European Commission invites public input on consumer profiling reporting template
The European Commission is seeking feedback from the public on a proposed reporting template designed for consumer profiling techniques, as outlined in Article 15 of the Digital Markets Act (“DMA”). This template is intended for designated gatekeepers to utilize when submitting their annual reports, with the goal of enhancing transparency, fairness, and competition in the market.
The European Commission has opened the template for public feedback, with the intention of enhancing and updating it based on the input feedback received. They encourage participation from various stakeholders, including companies, consumer advocacy groups, and data experts. Submissions in any official EU language will be accepted until September 15, 2023. The non-confidential version of the decisions will be made available on the Commission’s DMA website once confidentiality issues have been resolved.
Google strengthen privacy tools to protect personal data
Google has introduced improvements to its privacy tool on 3rd of August 2023, “Results about you”, designed to help users in identify and remove personal information from search results. This update comes in response to significant privacy concerns, underscoring Google’s commitment to facilitating better management of personal information on the internet. The tool now enables users to request the removal of personal details that may appear in search results, such as photographs, phone numbers, email addresses, or physical addresses. Notably, this tool remains functional even if you have removed the image yourself and if someone else displays your image on their website, you can still request its removal from Google Search. However, this policy would not apply to any content that you are “currently commercializing” which you chose to advertise the content on the internet.

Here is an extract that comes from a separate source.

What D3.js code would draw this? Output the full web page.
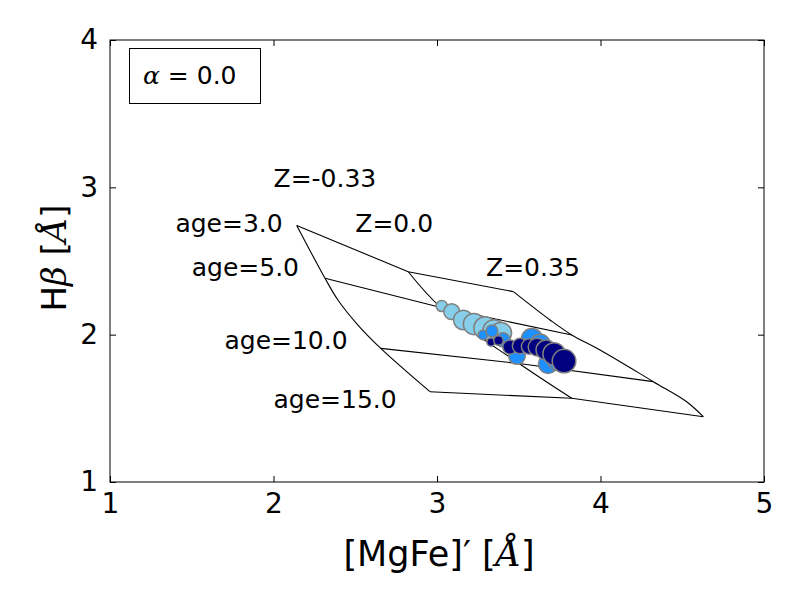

Google faces copyright lawsuit in Denmark
Google is facing a copyright lawsuit that was filed by the Danish Media Association (“Danske Medier”) on behalf of Jobindex, an online job search platform based in Denmark. The lawsuit, initiated on August 24, alleges that Google transferred Jobindex’s job postings to its servers without permission and seeks compensation for copyright infringements. This is the first case to be filed in the Danish courts under the new EU copyright regulations, enacted in 2021, which attribute liability to platforms for the content they host. Last year, Jobindex also logged a complaint to the European Commission against Google for Jobs, Google’s job search service, for abusing its dominant position, violating the GDPR and transferring job postings to its servers without permission.
ICO and CMA have expressed concerns about online design that manipulates consumers for additional personal data
On August 9 2023, as stated on the Information Commissioner’s Office (“ICO”) website, both the ICO and Competition and Markets Authority (“CMA”) warned businesses, urging them to cease using manipulative website designs that inadvertently influence consumers to share their personal data unintentionally for the interest of consumers.
The ICO and CMA are working together to put an end to these harmful design practices. Default settings, bundled privacy choices, and overly complex privacy controls reduce consumers’ control over their personal data and encourage them to disclose more data than they originally intended. These techniques force consumers to make decisions about their personal data while browsing websites. A common example of these techniques is consumers giving up control over their advertising preferences by accepting cookies on websites. Lack of control over personal data not only poses potential harm to consumers but also undermines competition in the market. In response to these concerns, the CMA will launch the “Rip Off Tip Off” campaign, aimed to educate consumers about these harmful techniques, while the ICO will take enforcement actions to protect personal data.